The bulk of Letterman’s career unfolded on CBS, and although he did some fantastic work there, and became a better, more empathetic interviewer as he grew older, his comedy legacy would be intact if he had left television when he split from NBC’s Late Night in 1993. His CBS show was less edgy, and Letterman was visibly more comfortable. He became more openly political, which was welcomed by those who agreed with him, and used as another line of attack for those who didn’t. His show became comfortable, a familiar old friend, and in a way that’s the worst thing you could say about somebody who had been such a transformative figure. Watching his show unwind over the last few weeks has reminded us of his formidable skills as a talk show host, but despite Letterman’s best, most modest and Midwestern attempts to stifle any sad-eyed eulogizing, it’s been a depressing show to watch. Longtime guests have returned every night for months, and they all act like they’ll never see Dave again. It’s like a months-long, nightly eulogy for a guy who’s very much still alive.

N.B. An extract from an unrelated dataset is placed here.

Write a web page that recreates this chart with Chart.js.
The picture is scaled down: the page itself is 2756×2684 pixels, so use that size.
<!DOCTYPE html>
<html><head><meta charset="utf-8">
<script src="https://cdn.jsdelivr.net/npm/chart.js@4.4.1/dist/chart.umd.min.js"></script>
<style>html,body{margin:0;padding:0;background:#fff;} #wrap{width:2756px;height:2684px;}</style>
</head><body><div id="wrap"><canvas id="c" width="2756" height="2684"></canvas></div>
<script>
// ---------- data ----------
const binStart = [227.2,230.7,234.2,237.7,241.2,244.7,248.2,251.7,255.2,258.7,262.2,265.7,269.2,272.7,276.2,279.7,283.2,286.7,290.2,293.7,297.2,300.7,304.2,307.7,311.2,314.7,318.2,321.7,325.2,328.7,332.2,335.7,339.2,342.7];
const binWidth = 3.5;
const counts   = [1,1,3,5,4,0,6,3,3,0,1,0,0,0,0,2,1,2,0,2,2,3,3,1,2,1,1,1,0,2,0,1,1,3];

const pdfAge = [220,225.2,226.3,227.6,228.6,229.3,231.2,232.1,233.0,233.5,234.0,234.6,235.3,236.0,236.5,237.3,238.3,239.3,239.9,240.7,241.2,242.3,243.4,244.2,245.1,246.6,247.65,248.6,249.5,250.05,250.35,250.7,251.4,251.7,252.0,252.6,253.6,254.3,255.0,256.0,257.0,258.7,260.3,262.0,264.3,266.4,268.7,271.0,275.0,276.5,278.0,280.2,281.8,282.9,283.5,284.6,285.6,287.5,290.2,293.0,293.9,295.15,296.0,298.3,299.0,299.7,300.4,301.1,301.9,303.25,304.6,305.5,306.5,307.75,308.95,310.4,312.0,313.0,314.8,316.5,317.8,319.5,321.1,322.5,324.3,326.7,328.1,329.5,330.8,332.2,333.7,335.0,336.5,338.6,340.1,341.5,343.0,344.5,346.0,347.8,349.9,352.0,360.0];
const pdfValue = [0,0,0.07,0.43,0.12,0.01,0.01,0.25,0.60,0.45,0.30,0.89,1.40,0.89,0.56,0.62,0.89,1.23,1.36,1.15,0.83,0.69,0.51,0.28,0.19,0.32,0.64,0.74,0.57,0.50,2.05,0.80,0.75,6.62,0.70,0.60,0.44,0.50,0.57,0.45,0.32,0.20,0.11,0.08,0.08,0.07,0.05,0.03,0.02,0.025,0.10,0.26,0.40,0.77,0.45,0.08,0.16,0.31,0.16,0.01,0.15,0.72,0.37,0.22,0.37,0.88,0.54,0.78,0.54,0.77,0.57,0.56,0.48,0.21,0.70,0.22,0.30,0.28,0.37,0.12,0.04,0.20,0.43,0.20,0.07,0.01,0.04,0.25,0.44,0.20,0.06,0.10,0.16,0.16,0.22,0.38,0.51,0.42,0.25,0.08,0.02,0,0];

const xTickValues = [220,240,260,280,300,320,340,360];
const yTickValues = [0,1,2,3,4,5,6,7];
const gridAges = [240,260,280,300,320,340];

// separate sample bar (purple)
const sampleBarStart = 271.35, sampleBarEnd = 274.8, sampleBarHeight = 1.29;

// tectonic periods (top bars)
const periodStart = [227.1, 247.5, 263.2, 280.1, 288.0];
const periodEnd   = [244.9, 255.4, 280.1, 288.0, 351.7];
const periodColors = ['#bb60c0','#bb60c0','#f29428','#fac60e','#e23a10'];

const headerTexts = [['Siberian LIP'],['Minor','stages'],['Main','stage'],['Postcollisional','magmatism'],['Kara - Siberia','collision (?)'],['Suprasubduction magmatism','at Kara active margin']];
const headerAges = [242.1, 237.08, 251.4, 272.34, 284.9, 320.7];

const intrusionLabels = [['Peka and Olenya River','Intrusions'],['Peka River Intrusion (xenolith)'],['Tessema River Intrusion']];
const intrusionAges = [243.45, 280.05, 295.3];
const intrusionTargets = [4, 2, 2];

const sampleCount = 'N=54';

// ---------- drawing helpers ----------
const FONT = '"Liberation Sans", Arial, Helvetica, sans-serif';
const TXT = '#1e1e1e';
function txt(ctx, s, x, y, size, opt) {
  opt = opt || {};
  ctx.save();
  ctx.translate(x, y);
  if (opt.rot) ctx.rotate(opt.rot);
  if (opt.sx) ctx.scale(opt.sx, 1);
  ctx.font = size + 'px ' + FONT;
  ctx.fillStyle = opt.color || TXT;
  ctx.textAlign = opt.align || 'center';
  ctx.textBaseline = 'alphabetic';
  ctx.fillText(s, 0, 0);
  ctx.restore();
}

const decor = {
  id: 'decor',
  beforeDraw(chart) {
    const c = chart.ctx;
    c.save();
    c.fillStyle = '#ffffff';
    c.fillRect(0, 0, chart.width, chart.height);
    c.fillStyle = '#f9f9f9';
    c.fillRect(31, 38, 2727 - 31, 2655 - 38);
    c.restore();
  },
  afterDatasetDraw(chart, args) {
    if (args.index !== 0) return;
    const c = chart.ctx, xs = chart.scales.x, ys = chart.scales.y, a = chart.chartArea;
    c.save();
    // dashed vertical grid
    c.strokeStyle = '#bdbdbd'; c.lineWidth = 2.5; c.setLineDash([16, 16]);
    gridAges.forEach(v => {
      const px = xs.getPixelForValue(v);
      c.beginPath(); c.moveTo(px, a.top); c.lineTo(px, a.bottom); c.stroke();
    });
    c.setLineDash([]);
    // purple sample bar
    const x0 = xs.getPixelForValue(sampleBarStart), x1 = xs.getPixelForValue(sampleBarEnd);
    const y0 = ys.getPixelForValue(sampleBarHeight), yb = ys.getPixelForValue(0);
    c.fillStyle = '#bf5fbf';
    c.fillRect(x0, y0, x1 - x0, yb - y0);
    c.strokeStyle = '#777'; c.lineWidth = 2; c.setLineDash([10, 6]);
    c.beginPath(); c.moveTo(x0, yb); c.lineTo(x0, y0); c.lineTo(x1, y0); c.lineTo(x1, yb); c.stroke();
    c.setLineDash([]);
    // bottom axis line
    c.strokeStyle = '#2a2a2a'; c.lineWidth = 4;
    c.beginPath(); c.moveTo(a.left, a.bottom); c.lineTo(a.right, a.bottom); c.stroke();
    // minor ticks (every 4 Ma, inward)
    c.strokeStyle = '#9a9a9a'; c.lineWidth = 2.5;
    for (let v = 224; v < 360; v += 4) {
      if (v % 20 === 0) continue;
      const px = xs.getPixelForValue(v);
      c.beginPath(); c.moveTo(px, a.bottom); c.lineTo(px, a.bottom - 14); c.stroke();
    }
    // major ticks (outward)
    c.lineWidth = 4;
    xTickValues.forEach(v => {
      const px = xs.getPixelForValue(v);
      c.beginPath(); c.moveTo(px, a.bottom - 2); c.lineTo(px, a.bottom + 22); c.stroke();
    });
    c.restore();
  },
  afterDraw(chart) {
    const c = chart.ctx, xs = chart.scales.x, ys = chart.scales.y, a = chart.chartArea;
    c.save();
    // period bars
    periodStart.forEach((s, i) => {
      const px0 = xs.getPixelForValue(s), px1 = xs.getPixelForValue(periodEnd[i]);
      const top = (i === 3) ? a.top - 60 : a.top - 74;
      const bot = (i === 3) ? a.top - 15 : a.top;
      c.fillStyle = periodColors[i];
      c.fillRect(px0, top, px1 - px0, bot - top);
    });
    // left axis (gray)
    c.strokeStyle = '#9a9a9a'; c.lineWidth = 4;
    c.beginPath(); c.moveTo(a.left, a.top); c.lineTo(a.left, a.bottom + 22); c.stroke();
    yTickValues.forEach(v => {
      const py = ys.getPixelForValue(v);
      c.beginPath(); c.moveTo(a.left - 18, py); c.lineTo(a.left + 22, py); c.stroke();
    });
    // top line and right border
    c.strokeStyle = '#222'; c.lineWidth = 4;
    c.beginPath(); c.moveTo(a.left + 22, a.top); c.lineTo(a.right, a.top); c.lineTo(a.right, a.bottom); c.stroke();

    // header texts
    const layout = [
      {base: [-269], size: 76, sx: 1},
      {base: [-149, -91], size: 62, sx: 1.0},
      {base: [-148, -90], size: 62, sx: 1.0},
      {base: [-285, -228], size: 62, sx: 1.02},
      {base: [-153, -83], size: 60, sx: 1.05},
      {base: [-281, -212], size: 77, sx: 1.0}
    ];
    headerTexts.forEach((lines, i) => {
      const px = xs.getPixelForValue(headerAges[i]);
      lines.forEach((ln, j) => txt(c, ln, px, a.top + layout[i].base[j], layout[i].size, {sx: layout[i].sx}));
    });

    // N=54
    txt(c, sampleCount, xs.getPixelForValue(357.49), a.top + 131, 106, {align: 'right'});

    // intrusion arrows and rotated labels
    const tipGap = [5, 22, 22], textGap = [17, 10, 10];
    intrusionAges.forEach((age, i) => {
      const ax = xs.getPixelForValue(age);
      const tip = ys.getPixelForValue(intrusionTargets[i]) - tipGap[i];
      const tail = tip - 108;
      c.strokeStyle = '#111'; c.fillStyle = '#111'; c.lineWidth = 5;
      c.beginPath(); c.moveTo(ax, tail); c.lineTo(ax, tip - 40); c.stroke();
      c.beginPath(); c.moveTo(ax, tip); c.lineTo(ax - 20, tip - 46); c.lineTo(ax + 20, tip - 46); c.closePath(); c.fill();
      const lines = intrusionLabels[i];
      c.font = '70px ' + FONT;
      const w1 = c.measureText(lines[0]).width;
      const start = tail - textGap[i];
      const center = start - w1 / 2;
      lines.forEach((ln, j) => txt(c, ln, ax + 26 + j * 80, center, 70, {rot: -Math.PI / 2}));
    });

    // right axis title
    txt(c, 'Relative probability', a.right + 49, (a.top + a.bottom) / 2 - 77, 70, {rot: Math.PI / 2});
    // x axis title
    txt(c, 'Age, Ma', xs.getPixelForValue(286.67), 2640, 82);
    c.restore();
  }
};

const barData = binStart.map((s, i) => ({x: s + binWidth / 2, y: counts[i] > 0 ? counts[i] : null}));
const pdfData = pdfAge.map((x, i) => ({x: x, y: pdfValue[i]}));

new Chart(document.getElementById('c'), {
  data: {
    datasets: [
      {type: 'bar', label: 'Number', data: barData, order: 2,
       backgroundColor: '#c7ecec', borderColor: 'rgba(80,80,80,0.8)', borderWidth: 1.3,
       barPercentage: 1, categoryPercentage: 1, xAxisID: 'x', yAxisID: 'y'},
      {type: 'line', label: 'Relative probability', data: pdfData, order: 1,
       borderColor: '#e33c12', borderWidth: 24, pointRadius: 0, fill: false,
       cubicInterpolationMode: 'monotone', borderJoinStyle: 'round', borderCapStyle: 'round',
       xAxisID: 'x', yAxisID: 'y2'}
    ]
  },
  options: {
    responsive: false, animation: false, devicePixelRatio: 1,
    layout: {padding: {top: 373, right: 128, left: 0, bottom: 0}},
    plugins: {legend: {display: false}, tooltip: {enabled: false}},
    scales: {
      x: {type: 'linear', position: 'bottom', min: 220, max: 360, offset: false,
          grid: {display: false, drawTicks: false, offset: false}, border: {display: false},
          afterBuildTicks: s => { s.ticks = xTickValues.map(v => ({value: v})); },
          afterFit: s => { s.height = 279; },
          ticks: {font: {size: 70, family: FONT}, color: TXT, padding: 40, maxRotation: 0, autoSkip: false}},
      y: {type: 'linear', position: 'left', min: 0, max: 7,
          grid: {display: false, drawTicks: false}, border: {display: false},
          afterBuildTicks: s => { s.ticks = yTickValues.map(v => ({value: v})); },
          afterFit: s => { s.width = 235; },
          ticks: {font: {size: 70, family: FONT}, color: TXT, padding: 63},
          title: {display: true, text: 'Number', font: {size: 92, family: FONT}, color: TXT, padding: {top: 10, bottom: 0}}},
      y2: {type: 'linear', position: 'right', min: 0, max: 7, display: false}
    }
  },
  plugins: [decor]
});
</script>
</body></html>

When his last regular episode wraps up tonight, with Bill Murray returning to close out the show he helped open twice, the sense of loss for the Letterman generation will be unmatched by any other TV farewell. It’s a single sharp jab that’ll make us confront the passage of time and the death of our youth as clearly and immediately as a mortgage or child. Letterman taught us how to watch television, how to critically engage with our culture, how to laugh at both the banal trivialities of life and the crushing weight of an often thankless and aimless existence. David Letterman changed television and how we look at the world around us. He deserves his retirement, he’s more than earned his private time with his family, but for a generation of Americans his absence will sting like the loss of a father. And somehow he did it by hosting a talk show.